Efficient Integral Equation Analysis of Arbitrarily Shaped Rectangular Waveguide Discontinuities Including Conducting Objects

Abstract

In this contribution, an Integral Equation (IE) formulation is proposed for the analysis of microwave circuits, based on the junction of two different rectangular waveguides coupled by an arbitrarily shaped zero thickness discontinuity. These rectangular waveguides could include an unlimited number of conducting elements with arbitrary shapes inside them. To solve the IE, the problem is split into two equivalent subproblems, each of which is related to a rectangular waveguide. Subsequently, an equivalent surface magnetic current density ($\vec{\mathrm{\mathbf{M}}}_{\text{ap}}$) defined at the discontinuity is used to connect the equivalent problems of each rectangular waveguide. In order to reduce the number of unknowns, the Lorenz gauge Green's functions of rectangular waveguides and their spatial derivatives are used to model the boundary conditions. In addition, the Ewald method has been employed to significantly speed up the evaluation of these rectangular waveguide Green's functions.
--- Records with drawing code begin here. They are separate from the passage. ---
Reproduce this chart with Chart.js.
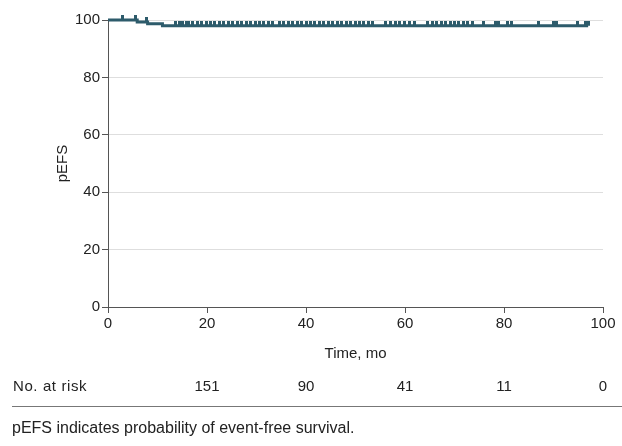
<!DOCTYPE html>
<html>
<head>
<meta charset="utf-8">
<script src="https://cdn.jsdelivr.net/npm/chart.js@4"></script>
<style>
  body { margin: 0; background: #fff; }
  .wrap { position: relative; width: 622px; height: 446px; }
  #km-chart { position: absolute; left: 0; top: 0; }
  .rule { position: absolute; left: 12px; right: 0; top: 406px; border-top: 1px solid #777; }
  .note { position: absolute; left: 12px; top: 419px; font: 16px "Liberation Sans", sans-serif; color: #222; }
</style>
</head>
<body>
<div class="wrap">
  <canvas id="km-chart" width="622" height="446"></canvas>
  <div class="rule"></div>
  <div class="note">pEFS indicates probability of event-free survival.</div>
</div>
<script>
// Kaplan-Meier steps (time in months, pEFS in %)
const kmTimes = [0, 5.9, 8.0, 11.0, 97.0];
const kmSurv = [100, 99.3, 98.7, 98.0, 98.0];

// censored observations (months)
const censorTimes = [
  3.0, 5.6, 7.7, 13.7, 14.4, 15.1, 15.8,
  16.2, 17.1, 18.0, 18.9, 19.8, 20.7, 21.6, 22.5, 23.4, 24.3, 25.2, 26.1,
  27.0, 27.9, 28.8, 29.7, 30.6, 31.5, 32.4, 33.3,
  34.6, 35.5, 36.4, 37.3, 38.2, 39.1, 40.0, 40.9, 41.8, 42.7, 43.6, 44.5,
  45.4, 46.3, 47.2, 48.1, 49.0, 49.9, 50.8, 51.7, 52.6, 53.5,
  56.0, 57.0, 58.0, 58.9, 59.9, 60.9, 62.0,
  64.6, 65.5, 66.4, 67.3, 68.2, 69.1, 70.0, 70.9, 71.8, 72.7, 73.6,
  75.8, 78.2, 78.8, 80.8, 81.6, 86.9, 89.9, 90.7, 94.9, 96.4, 97.0
];

// number at risk row
const riskTimes = [20, 40, 60, 80, 100];
const riskCounts = [151, 90, 41, 11, 0];

const lineColor = "#2d5b6b";
const axisColor = "#555";
const fontFamily = '"Liberation Sans", sans-serif';

// survival level at a given time (step function)
function survAt(t) {
  let s = kmSurv[0];
  for (let i = 0; i < kmTimes.length; i++) {
    if (kmTimes[i] <= t) s = kmSurv[i];
  }
  return s;
}

// censor tick: small thick bar sitting on top of the curve
const censorMark = document.createElement("canvas");
censorMark.width = 3;
censorMark.height = 10;
const cm = censorMark.getContext("2d");
cm.fillStyle = lineColor;
cm.fillRect(0, 0, 3, 5);

const atRisk = {
  id: "atRisk",
  afterDraw(chart) {
    const ctx = chart.ctx;
    const x = chart.scales.x;
    ctx.save();
    ctx.font = "15px " + fontFamily;
    ctx.fillStyle = "#222";
    ctx.textBaseline = "middle";
    ctx.textAlign = "left";
    ctx.letterSpacing = "0.6px";
    ctx.fillText("No. at risk", 13, 387);
    ctx.letterSpacing = "0px";
    ctx.textAlign = "center";
    riskTimes.forEach((t, i) => {
      ctx.fillText(String(riskCounts[i]), x.getPixelForValue(t), 387);
    });
    ctx.restore();
  },
};

new Chart(document.getElementById("km-chart"), {
  type: "scatter",
  data: {
    datasets: [
      {
        type: "line",
        data: kmTimes.map((t, i) => ({ x: t, y: kmSurv[i] })),
        borderColor: lineColor,
        borderWidth: 3,
        stepped: true,
        pointRadius: 0,
        fill: false,
        clip: false,
      },
      {
        data: censorTimes.map((t) => ({ x: t, y: survAt(t) })),
        pointStyle: censorMark,
        pointRadius: 4,
        clip: false,
      },
    ],
  },
  options: {
    responsive: false,
    animation: false,
    layout: { padding: { left: 50, right: 19, top: 20, bottom: 79 } },
    scales: {
      x: {
        type: "linear",
        min: 0,
        max: 100,
        ticks: { stepSize: 20, color: "#222", padding: 2, font: { size: 15, family: fontFamily } },
        grid: { color: "transparent", tickColor: axisColor, tickLength: 6 },
        border: { color: axisColor },
        title: { display: true, text: "Time, mo", color: "#222", font: { size: 15, family: fontFamily }, padding: { top: 7 } },
        afterFit(scale) { scale.height = 60; },
      },
      y: {
        min: 0,
        max: 100,
        ticks: { stepSize: 20, color: "#222", padding: 2, font: { size: 15, family: fontFamily } },
        grid: { color: "#dedede", tickColor: axisColor, tickLength: 6 },
        border: { color: axisColor },
        title: { display: true, text: "pEFS", color: "#222", font: { size: 15, family: fontFamily } },
        afterFit(scale) { scale.width = 58; },
      },
    },
    plugins: {
      legend: { display: false },
      tooltip: { enabled: false },
    },
  },
  plugins: [atRisk],
});
</script>
</body>
</html>
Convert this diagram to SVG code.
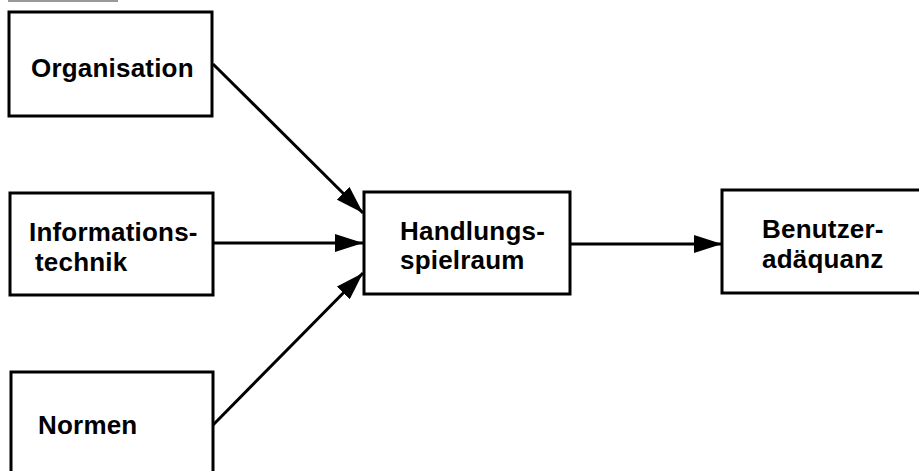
<svg xmlns="http://www.w3.org/2000/svg" width="919" height="471" viewBox="0 0 919 471">
<style>
.box{fill:#fff;stroke:#000;stroke-width:3}
.lbl{font-family:"Liberation Sans",Arial,sans-serif;font-weight:bold;font-size:26px;letter-spacing:0.2px;fill:#000}
.conn{stroke:#000;stroke-width:3;fill:none}
</style>
<defs>
<marker id="ah" viewBox="0 0 28 18" markerWidth="28" markerHeight="18" refX="28" refY="9" orient="auto" markerUnits="userSpaceOnUse">
<path d="M0,0 L28,9 L0,18 Z" fill="#000"/>
</marker>
</defs>
<rect width="919" height="471" fill="#fff"/>
<line x1="8" y1="1" x2="118" y2="1" stroke="#999" stroke-width="2"/>
<g id="organisation">
<rect class="box" x="9" y="12" width="203" height="104"/>
<text class="lbl" x="31" y="77">Organisation</text>
</g>
<g id="informationstechnik">
<rect class="box" x="10" y="193" width="203" height="102"/>
<text class="lbl" x="29" y="241">Informations-</text>
<text class="lbl" x="35" y="271">technik</text>
</g>
<g id="normen">
<rect class="box" x="11" y="372" width="202" height="110"/>
<text class="lbl" x="38" y="434">Normen</text>
</g>
<g id="handlungsspielraum">
<rect class="box" x="364" y="192" width="206" height="102"/>
<text class="lbl" x="400" y="240">Handlungs-</text>
<text class="lbl" x="400" y="269">spielraum</text>
</g>
<g id="benutzeradaequanz">
<rect class="box" x="722" y="190" width="205" height="103"/>
<text class="lbl" x="762" y="238">Benutzer-</text>
<text class="lbl" x="762" y="268">adäquanz</text>
</g>
<g id="connectors">
<line class="conn" x1="213" y1="64" x2="363" y2="213" marker-end="url(#ah)"/>
<line class="conn" x1="213" y1="243" x2="363" y2="243" marker-end="url(#ah)"/>
<line class="conn" x1="213" y1="425" x2="363" y2="273" marker-end="url(#ah)"/>
<line class="conn" x1="570" y1="244" x2="722" y2="244" marker-end="url(#ah)"/>
</g>
</svg>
Therefore, the use of this surface magnetic current density can reduce in some configurations the number of unknowns compared to an alternative Electric Field Integral Equation (EFIE). In addition, it allows a simpler analysis of some kind of discontinuities with respect to an EFIE method. Finally, the proposed technique has been validated by comparison with the results provided by commercial full-wave software tools such as Ansys HFSS and CST Studio Suite, showing good agreement and a better numerical efficiency.